Code that draws figures:
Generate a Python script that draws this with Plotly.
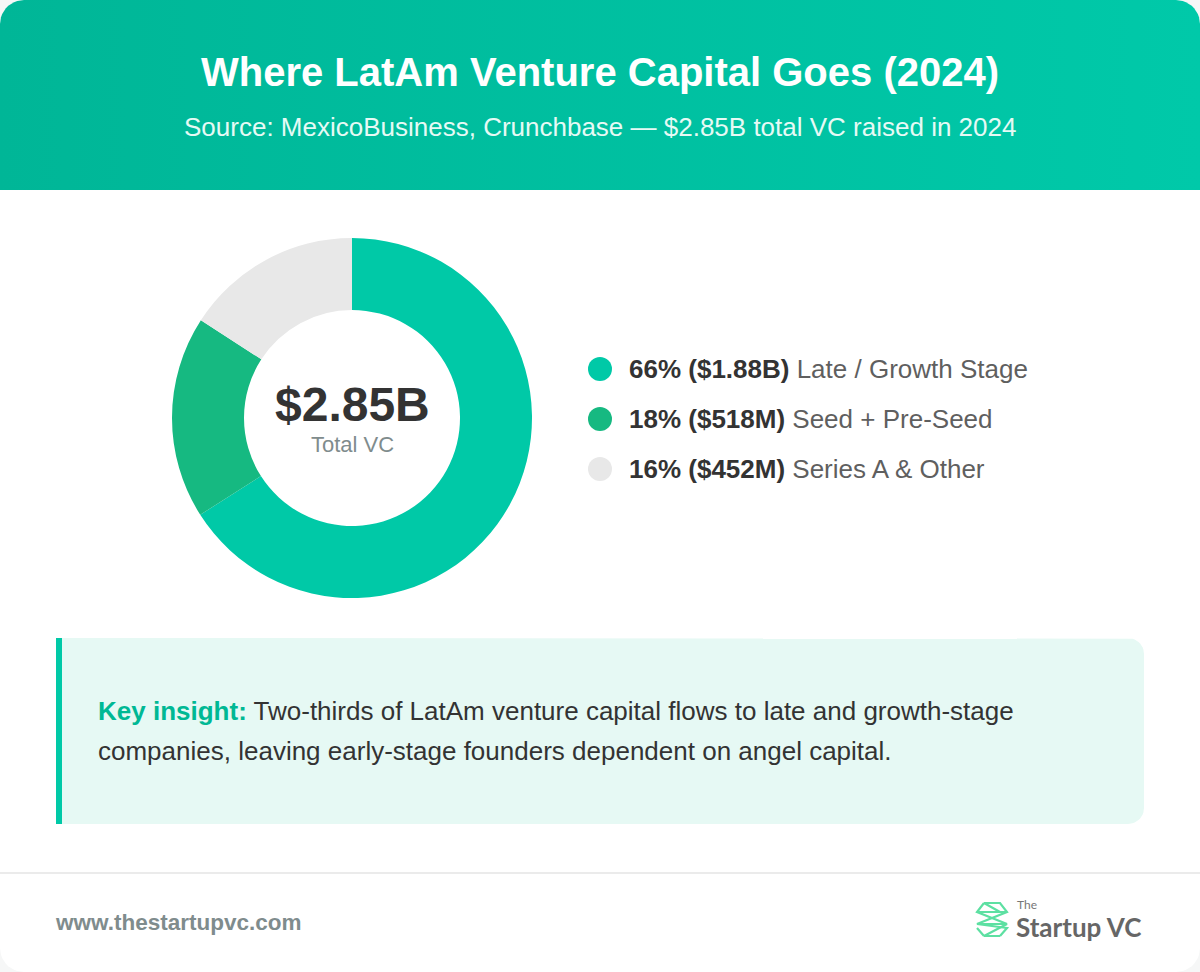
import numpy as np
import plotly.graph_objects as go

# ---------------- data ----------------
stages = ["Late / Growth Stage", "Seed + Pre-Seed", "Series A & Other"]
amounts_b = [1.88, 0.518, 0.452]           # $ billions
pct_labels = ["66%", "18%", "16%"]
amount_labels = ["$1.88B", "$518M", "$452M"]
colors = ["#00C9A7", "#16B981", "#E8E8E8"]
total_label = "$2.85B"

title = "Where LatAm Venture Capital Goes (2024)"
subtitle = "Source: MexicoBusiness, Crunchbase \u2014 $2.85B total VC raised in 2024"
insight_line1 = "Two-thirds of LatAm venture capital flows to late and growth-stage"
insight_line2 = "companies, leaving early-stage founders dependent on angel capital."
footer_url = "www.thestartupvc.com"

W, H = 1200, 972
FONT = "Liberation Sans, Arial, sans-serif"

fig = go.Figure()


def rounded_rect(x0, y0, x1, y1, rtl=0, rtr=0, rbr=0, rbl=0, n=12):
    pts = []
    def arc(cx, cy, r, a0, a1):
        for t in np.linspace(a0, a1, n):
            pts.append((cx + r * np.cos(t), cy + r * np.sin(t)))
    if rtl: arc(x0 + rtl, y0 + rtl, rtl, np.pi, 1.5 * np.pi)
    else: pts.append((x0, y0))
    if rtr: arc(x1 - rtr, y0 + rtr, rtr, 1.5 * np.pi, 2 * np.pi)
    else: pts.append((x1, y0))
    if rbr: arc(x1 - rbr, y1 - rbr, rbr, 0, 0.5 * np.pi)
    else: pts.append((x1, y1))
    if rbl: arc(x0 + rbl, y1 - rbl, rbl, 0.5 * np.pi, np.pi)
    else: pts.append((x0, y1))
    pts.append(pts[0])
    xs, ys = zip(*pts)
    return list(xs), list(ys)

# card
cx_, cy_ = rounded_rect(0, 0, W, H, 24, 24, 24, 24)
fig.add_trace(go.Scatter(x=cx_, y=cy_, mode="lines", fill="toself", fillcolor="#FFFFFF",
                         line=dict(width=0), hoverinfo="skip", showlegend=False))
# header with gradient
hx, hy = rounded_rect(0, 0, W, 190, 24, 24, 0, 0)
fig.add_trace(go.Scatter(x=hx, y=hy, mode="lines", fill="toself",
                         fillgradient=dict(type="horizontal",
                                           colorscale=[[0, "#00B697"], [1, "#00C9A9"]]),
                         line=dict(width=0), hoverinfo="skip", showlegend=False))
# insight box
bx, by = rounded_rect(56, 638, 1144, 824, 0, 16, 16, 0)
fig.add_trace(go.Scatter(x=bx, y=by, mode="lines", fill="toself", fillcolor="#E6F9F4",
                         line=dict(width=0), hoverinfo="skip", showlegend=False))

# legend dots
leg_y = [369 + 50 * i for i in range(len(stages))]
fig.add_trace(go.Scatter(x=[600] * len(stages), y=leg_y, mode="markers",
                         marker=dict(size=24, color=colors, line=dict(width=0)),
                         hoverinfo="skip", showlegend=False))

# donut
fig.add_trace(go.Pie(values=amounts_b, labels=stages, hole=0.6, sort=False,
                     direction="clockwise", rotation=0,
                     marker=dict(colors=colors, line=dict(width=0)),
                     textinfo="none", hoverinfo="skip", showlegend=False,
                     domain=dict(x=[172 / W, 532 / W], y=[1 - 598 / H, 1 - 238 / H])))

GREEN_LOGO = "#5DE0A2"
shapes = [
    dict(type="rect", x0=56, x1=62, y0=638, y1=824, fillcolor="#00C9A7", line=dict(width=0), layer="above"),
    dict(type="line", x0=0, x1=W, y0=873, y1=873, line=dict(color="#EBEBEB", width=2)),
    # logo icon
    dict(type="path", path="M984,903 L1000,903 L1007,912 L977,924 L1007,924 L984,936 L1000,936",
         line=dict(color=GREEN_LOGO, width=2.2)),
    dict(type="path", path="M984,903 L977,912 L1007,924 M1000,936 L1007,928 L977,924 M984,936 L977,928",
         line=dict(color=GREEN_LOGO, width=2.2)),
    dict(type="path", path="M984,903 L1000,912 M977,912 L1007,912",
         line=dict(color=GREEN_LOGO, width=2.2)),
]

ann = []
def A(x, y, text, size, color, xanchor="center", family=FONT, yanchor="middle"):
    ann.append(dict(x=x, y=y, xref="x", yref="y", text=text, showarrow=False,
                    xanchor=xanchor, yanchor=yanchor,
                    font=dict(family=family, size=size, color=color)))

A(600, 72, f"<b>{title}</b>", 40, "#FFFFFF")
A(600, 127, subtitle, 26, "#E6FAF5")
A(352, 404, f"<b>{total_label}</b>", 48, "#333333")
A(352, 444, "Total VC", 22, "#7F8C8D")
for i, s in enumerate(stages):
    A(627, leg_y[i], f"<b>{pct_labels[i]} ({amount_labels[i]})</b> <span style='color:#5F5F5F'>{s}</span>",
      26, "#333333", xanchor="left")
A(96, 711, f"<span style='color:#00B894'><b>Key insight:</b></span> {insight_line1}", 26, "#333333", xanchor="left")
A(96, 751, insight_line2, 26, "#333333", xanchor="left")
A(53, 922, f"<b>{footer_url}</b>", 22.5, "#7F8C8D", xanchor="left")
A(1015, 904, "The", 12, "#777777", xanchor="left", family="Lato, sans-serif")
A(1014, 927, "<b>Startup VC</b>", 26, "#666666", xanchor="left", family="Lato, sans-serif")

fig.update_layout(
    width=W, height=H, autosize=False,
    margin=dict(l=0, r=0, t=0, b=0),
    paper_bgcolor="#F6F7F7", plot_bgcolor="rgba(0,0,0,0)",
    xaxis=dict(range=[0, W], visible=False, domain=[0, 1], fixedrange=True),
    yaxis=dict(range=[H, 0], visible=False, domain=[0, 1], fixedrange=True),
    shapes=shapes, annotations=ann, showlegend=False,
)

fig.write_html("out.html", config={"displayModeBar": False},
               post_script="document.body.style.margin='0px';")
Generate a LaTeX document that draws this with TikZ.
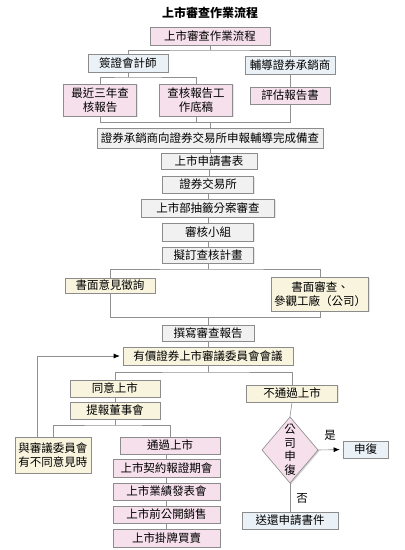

GOAL
Set down again, exactly, the lines of the material above from its first line to the one with "fig = go.Figure()", inclusive. Leave the pictures out.

ANSWER IN FULL
Generate a Python script that draws this with Plotly.
import numpy as np
import plotly.graph_objects as go

# ---------------- data ----------------
stages = ["Late / Growth Stage", "Seed + Pre-Seed", "Series A & Other"]
amounts_b = [1.88, 0.518, 0.452]           # $ billions
pct_labels = ["66%", "18%", "16%"]
amount_labels = ["$1.88B", "$518M", "$452M"]
colors = ["#00C9A7", "#16B981", "#E8E8E8"]
total_label = "$2.85B"

title = "Where LatAm Venture Capital Goes (2024)"
subtitle = "Source: MexicoBusiness, Crunchbase \u2014 $2.85B total VC raised in 2024"
insight_line1 = "Two-thirds of LatAm venture capital flows to late and growth-stage"
insight_line2 = "companies, leaving early-stage founders dependent on angel capital."
footer_url = "www.thestartupvc.com"

W, H = 1200, 972
FONT = "Liberation Sans, Arial, sans-serif"

fig = go.Figure()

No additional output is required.